Борис Сергеевич вернулся из Старого Крыма раньше Мандельштамов. Они направились еще в Коктебель. Там они собирали камешки и беседовали с Андреем Белым, оказавшимся одновременно с ними в писательском Доме творчества.
Вскоре после возвращения в Москву Мандельштамы переехали на другую квартиру. Этот переезд совпал с новым периодом жизни Мандельштама. В Нащокинском его настиг взрыв поэтической работы и глубокий кризис во всех областях жизни — семейной, профессиональной, политической.
НАЩОКИНСКИЙ ПЕРЕУЛОК, Д. 5, КВ. 26
Переезд в отдельную двухкомнатную квартиру не был неожиданным. Он готовился исподволь, дебаты велись всю прошлую зиму. Дом был одним из первых кооперативных, и кандидатуру каждого жильца обсуждали сами писатели. При упоминании фамилии Осипа Эмильевича они стонали: «Ох, этот Мандельштам!» Я возмущалась, что такому большому поэту не дают квартиры, говорила об этом в доме Осмеркиных. А бывавший там поэт и прозаик Константин Аристархович Большаков возражал: «Вы поймите: Мандельштам не имеет права на квартиру в писательском кооперативном доме, он даже не член Союза поэтов».
Энергия Мандельштамов преодолела все препятствия. Мандельштам был включен в список членов кооператива — кто внес за него деньги и вообще был ли сделан паевой взнос, не знаю, но какая-то неуверенность чувствовалась и продолжалась до самого последнего дня. По действующим тогда законам жильца нельзя было выселить, если на спорной площади стоит его кровать. Надя прекрасно это знала, и как только был назначен день общего вселения, она с ночи дежурила у подъезда, поставив рядом с собой пружинный матрац. Утром, как только дверь подъезда открыли, она ринулась со своим матрацем на пятый этаж (дом без лифта) и первая ворвалась в квартиру. (Помогал ли ей кто-нибудь из друзей, не помню.) И вот врезан замок, вселенье совершилось.

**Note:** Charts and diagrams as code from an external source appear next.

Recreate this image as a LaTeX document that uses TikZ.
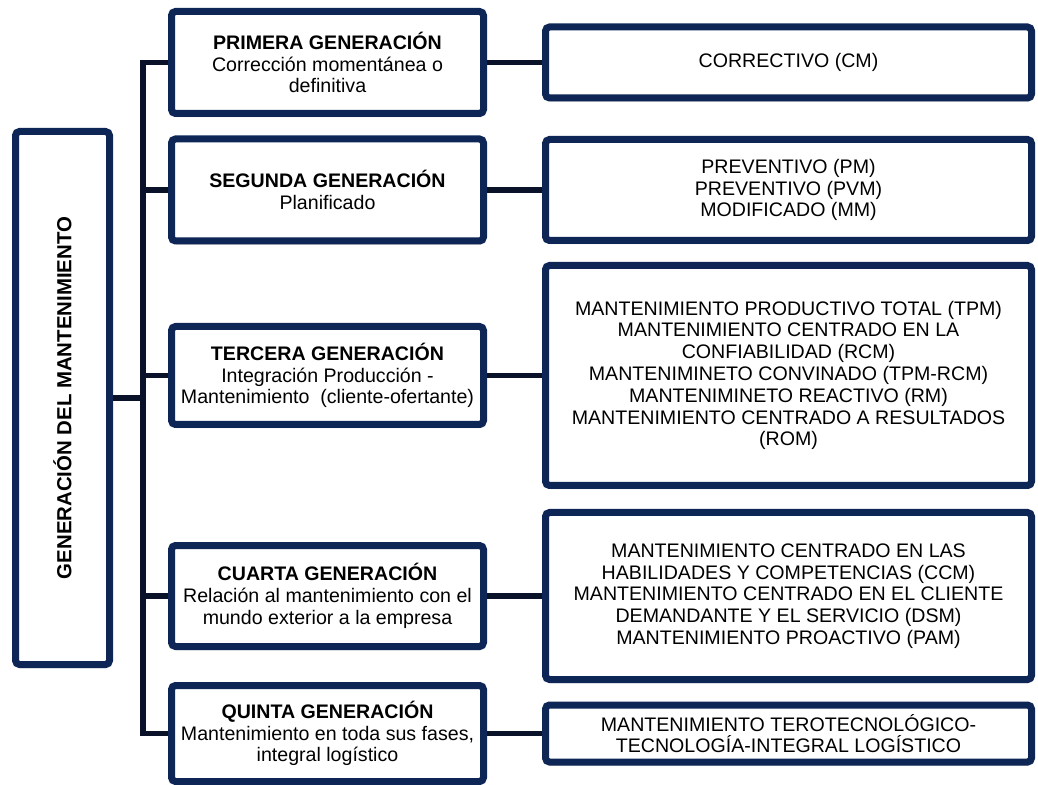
\documentclass[tikz,border=0pt]{standalone}
\usepackage{fontspec}
\setmainfont{Liberation Sans}
\usetikzlibrary{positioning, shadows, calc}

\definecolor{genblue}{RGB}{14,38,86}
\definecolor{linkblue}{RGB}{10,18,42}

\begin{document}
\begin{tikzpicture}[
        x=0.5pt, y=-0.5pt,
        font=\fontsize{9.8}{10.9}\selectfont,
        node distance=27.5pt,
        framebox/.style={draw=genblue, line width=3.5pt, rounded corners=2pt, fill=white, align=center, inner sep=2pt,
            drop shadow={shadow xshift=0.6pt, shadow yshift=-1.8pt, opacity=0.3, fill=black!70}},
        rootbox/.style={framebox, minimum width=47pt, minimum height=266.5pt},
        genbox/.style={framebox, minimum width=156pt, minimum height=51pt},
        modbox/.style={framebox, minimum width=243pt},
        link/.style={draw=linkblue, line width=2.6pt}
    ]
    \useasboundingbox (0,0) rectangle (1038,785);

    % Left: title
    \node[rootbox] (root) at (62.5,398) {\rotatebox{90}{\bfseries\fontsize{10.2}{12}\selectfont GENERACIÓN DEL MANTENIMIENTO}};

    % Middle: generations
    \node[genbox] (gen1) at (327.5,62.5) {\textbf{PRIMERA GENERACIÓN}\\ Corrección momentánea o\\ definitiva};
    \node[genbox] (gen2) at (327.5,190) {\textbf{SEGUNDA GENERACIÓN}\\ Planificado};
    \node[genbox, minimum height=49pt] (gen3) at (327.5,375.5) {\textbf{TERCERA GENERACIÓN}\\ Integración Producción -\\ Mantenimiento~~(cliente-ofertante)};
    \node[genbox, minimum height=50.5pt] (gen4) at (327.5,596) {\textbf{CUARTA GENERACIÓN}\\ Relación al mantenimiento con el\\ mundo exterior a la empresa};
    \node[genbox, minimum height=48pt] (gen5) at (327.5,733.5) {\textbf{QUINTA GENERACIÓN}\\ Mantenimiento en toda sus fases,\\ integral logístico};

    % Right: maintenance types
    \node[modbox, minimum height=35.5pt, right=of gen1] (mod1) {CORRECTIVO (CM)};
    \node[modbox, minimum height=50.5pt, right=of gen2] (mod2) {PREVENTIVO (PM)\\ PREVENTIVO (PVM)\\ MODIFICADO (MM)};
    \node[modbox, minimum height=110pt, right=of gen3] (mod3) {MANTENIMIENTO PRODUCTIVO TOTAL (TPM)\\ MANTENIMIENTO CENTRADO EN LA\\ CONFIABILIDAD (RCM)\\ MANTENIMINETO CONVINADO (TPM-RCM)\\ MANTENIMINETO REACTIVO (RM)\\ MANTENIMIENTO CENTRADO A RESULTADOS\\ (ROM)};
    \node[modbox, minimum height=83.5pt, right=of gen4] (mod4) {MANTENIMIENTO CENTRADO EN LAS\\ HABILIDADES Y COMPETENCIAS (CCM)\\ MANTENIMIENTO CENTRADO EN EL CLIENTE\\ DEMANDANTE Y EL SERVICIO (DSM)\\ MANTENIMIENTO PROACTIVO (PAM)};
    \node[modbox, minimum height=28.5pt, right=of gen5] (mod5) {MANTENIMIENTO TEROTECNOLÓGICO-\\ TECNOLOGÍA-INTEGRAL LOGÍSTICO};

    % Connectors
    \coordinate (bus) at (143,0);
    \draw[link] (gen1.west) -- (gen1.west -| bus) |- (gen5.west);
    \foreach \n in {2,3,4}
        \draw[link] (gen\n.west) -- (gen\n.west -| bus);
    \draw[link] (root.east) -- (root.east -| bus);
    \foreach \n in {1,...,5}
        \draw[link] (gen\n.east) -- (mod\n.west |- gen\n.east);

\end{tikzpicture}
\end{document}
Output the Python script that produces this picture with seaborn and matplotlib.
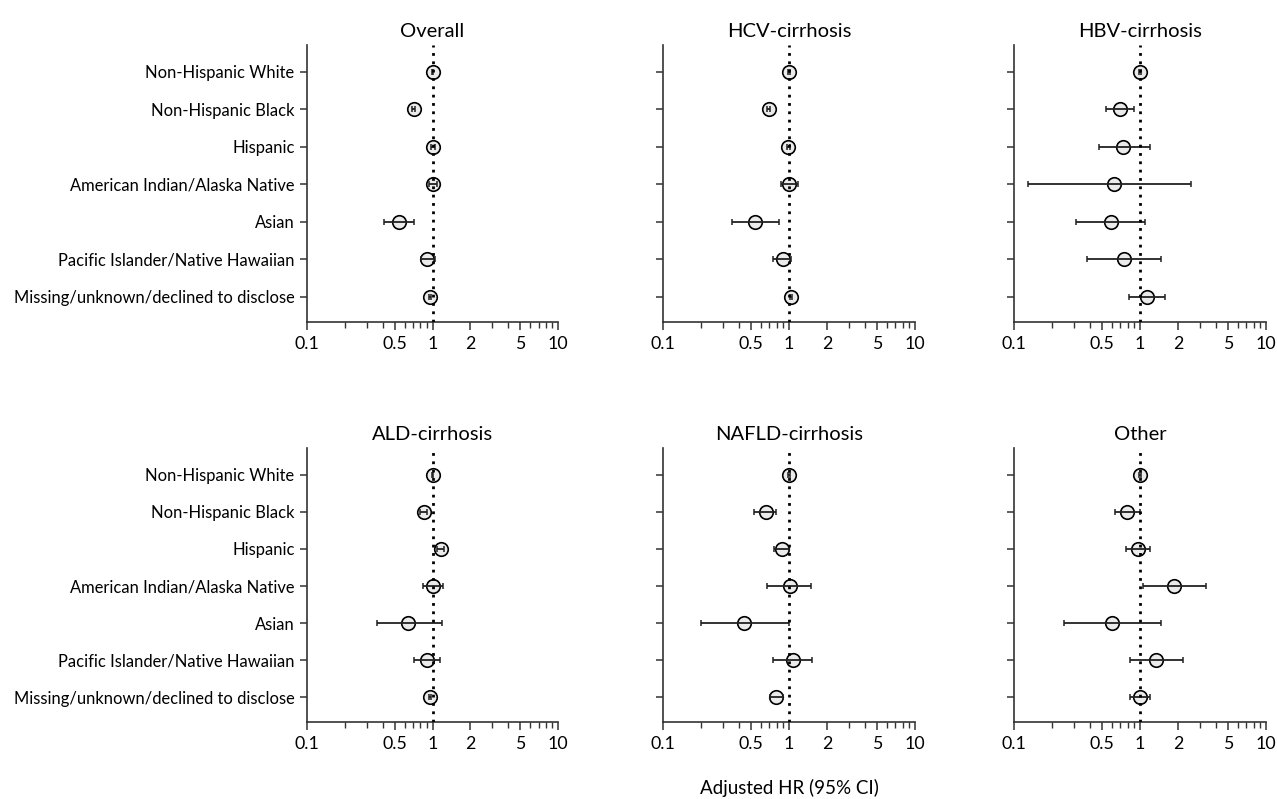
"""Forest plots of adjusted HR by race/ethnicity, six cirrhosis groups."""

import matplotlib

matplotlib.use("Agg")

import matplotlib.pyplot as plt  # noqa: E402
import matplotlib.ticker as mticker  # noqa: E402
import pandas as pd  # noqa: E402
import seaborn as sns  # noqa: E402

groups = [
    "Non-Hispanic White",
    "Non-Hispanic Black",
    "Hispanic",
    "American Indian/Alaska Native",
    "Asian",
    "Pacific Islander/Native Hawaiian",
    "Missing/unknown/declined to disclose",
]

panels = ["Overall", "HCV-cirrhosis", "HBV-cirrhosis",
          "ALD-cirrhosis", "NAFLD-cirrhosis", "Other"]

# hazard ratio, lower and upper 95% CI per panel
hr_overall = [1.00, 0.71, 1.01, 1.00, 0.54, 0.91, 0.96]
lo_overall = [0.99, 0.69, 0.98, 0.93, 0.41, 0.81, 0.94]
hi_overall = [1.01, 0.73, 1.04, 1.08, 0.71, 1.04, 0.98]

hr_hcv = [1.00, 0.69, 0.99, 1.00, 0.54, 0.89, 1.03]
lo_hcv = [0.99, 0.67, 0.96, 0.86, 0.35, 0.75, 1.01]
hi_hcv = [1.01, 0.71, 1.02, 1.18, 0.83, 1.04, 1.05]

hr_hbv = [1.00, 0.70, 0.73, 0.62, 0.59, 0.74, 1.14]
lo_hbv = [0.99, 0.54, 0.47, 0.13, 0.31, 0.38, 0.82]
hi_hbv = [1.01, 0.90, 1.19, 2.53, 1.10, 1.46, 1.57]

hr_ald = [1.00, 0.85, 1.16, 1.01, 0.64, 0.90, 0.95]
lo_ald = [0.99, 0.80, 1.09, 0.84, 0.36, 0.71, 0.93]
hi_ald = [1.01, 0.91, 1.23, 1.22, 1.18, 1.15, 0.97]

hr_nafld = [1.00, 0.66, 0.88, 1.01, 0.44, 1.07, 0.79]
lo_nafld = [0.99, 0.53, 0.76, 0.67, 0.20, 0.74, 0.71]
hi_nafld = [1.01, 0.79, 1.00, 1.50, 1.00, 1.52, 0.89]

hr_other = [1.00, 0.79, 0.97, 1.87, 0.60, 1.34, 1.00]
lo_other = [0.99, 0.63, 0.77, 1.06, 0.25, 0.83, 0.83]
hi_other = [1.01, 1.00, 1.21, 3.35, 1.47, 2.18, 1.19]

estimates = [
    (hr_overall, lo_overall, hi_overall),
    (hr_hcv, lo_hcv, hi_hcv),
    (hr_hbv, lo_hbv, hi_hbv),
    (hr_ald, lo_ald, hi_ald),
    (hr_nafld, lo_nafld, hi_nafld),
    (hr_other, lo_other, hi_other),
]

x_ticks = [0.1, 0.5, 1, 2, 5, 10]
x_labels = ["0.1", "0.5", "1", "2", "5", "10"]

sns.set_theme(style="ticks")
plt.rcParams["font.family"] = ["Lato", "DejaVu Sans"]
plt.rcParams["text.color"] = "black"
plt.rcParams["xtick.labelcolor"] = "black"
plt.rcParams["ytick.labelcolor"] = "black"

W, H = 1277, 799
fig = plt.figure(figsize=(W / 100, H / 100), dpi=100)

col_x = [(307, 558), (663, 915), (1014, 1266)]
row_y = [(45, 322), (448, 722)]

for i, (name, (hr, lo, hi)) in enumerate(zip(panels, estimates)):
    r, c = divmod(i, 3)
    x0, x1 = col_x[c]
    y0, y1 = row_y[r]
    ax = fig.add_axes([x0 / W, 1 - y1 / H, (x1 - x0) / W, (y1 - y0) / H])

    df = pd.DataFrame({"group": groups, "hr": hr, "lo": lo, "hi": hi})
    df["pos"] = range(len(groups))

    sns.scatterplot(
        data=df, x="hr", y="pos", ax=ax, s=95, marker="o",
        color="#ebebeb", edgecolor="black", linewidth=1.2, zorder=3,
    )
    ax.errorbar(
        df["hr"], df["pos"],
        xerr=[df["hr"] - df["lo"], df["hi"] - df["hr"]],
        fmt="none", ecolor="#222222", elinewidth=1.3, capsize=2,
        capthick=1.1, zorder=4,
    )
    ax.axvline(1, color="black", linestyle=(0, (1, 2)), linewidth=2, zorder=5)

    ax.set_xscale("log")
    ax.set_xlim(0.1, 10)
    ax.set_ylim(len(groups) - 1 + 0.67, -0.72)
    ax.xaxis.set_major_locator(mticker.FixedLocator(x_ticks))
    ax.xaxis.set_major_formatter(mticker.FixedFormatter(x_labels))
    ax.xaxis.set_minor_locator(mticker.LogLocator(base=10, subs=range(2, 10)))
    ax.xaxis.set_minor_formatter(mticker.NullFormatter())
    ax.set_yticks(df["pos"])
    if c == 0:
        ax.set_yticklabels(groups, fontsize=11.9)
    else:
        ax.set_yticklabels([])

    ax.tick_params(axis="x", which="major", length=6, width=1.1,
                   labelsize=12.8, color="#333333", pad=4)
    ax.tick_params(axis="x", which="minor", length=4, width=1.0, color="#333333")
    ax.tick_params(axis="y", length=5, width=1.1, color="#333333", pad=4)

    for side in ("top", "right"):
        ax.spines[side].set_visible(False)
    for side in ("left", "bottom"):
        ax.spines[side].set_color("#333333")
        ax.spines[side].set_linewidth(1.2)

    ax.set_xlabel("")
    ax.set_ylabel("")
    ax.set_title(name, fontsize=14.5, pad=6)

fig.text(789 / W, 1 - 788 / H, "Adjusted HR (95% CI)", ha="center",
         va="center", fontsize=13.5)

fig.savefig("out.png", dpi=100)
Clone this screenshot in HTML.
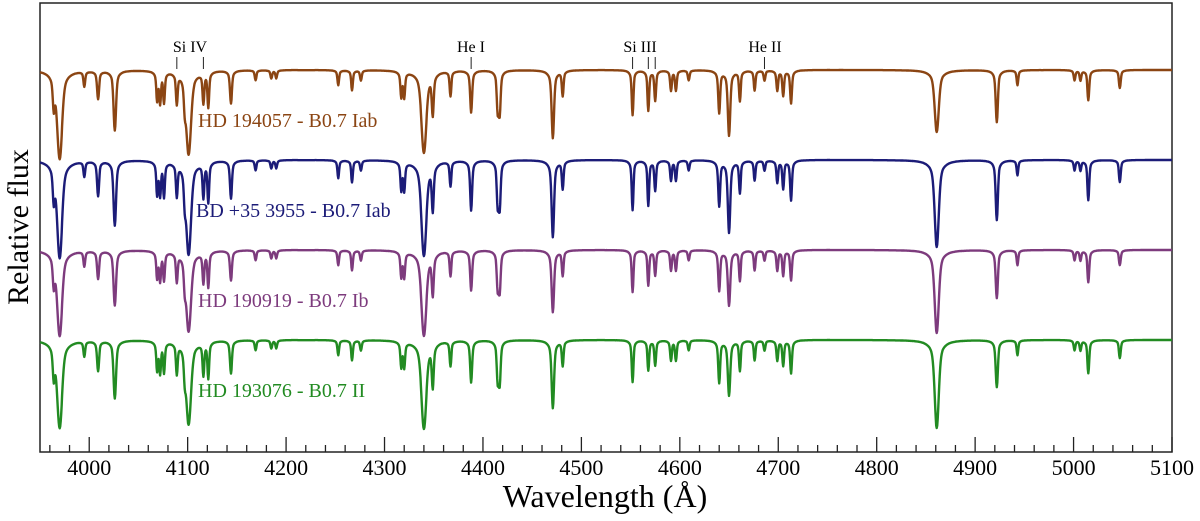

Квартирка казалась нам очаровательной. Маленькая прихожая, напротив — дверь в крошечную кухню, направо — неописуемая роскошь! — ванная, рядом уборная. На той же правой стене вход в жилые комнаты, в первую, узкую и длинную проходную, за ней такой же длины, но гораздо шире — большая комната, причем обе они начинались близко от дверей, так что первая почти не ощущалась как проходная.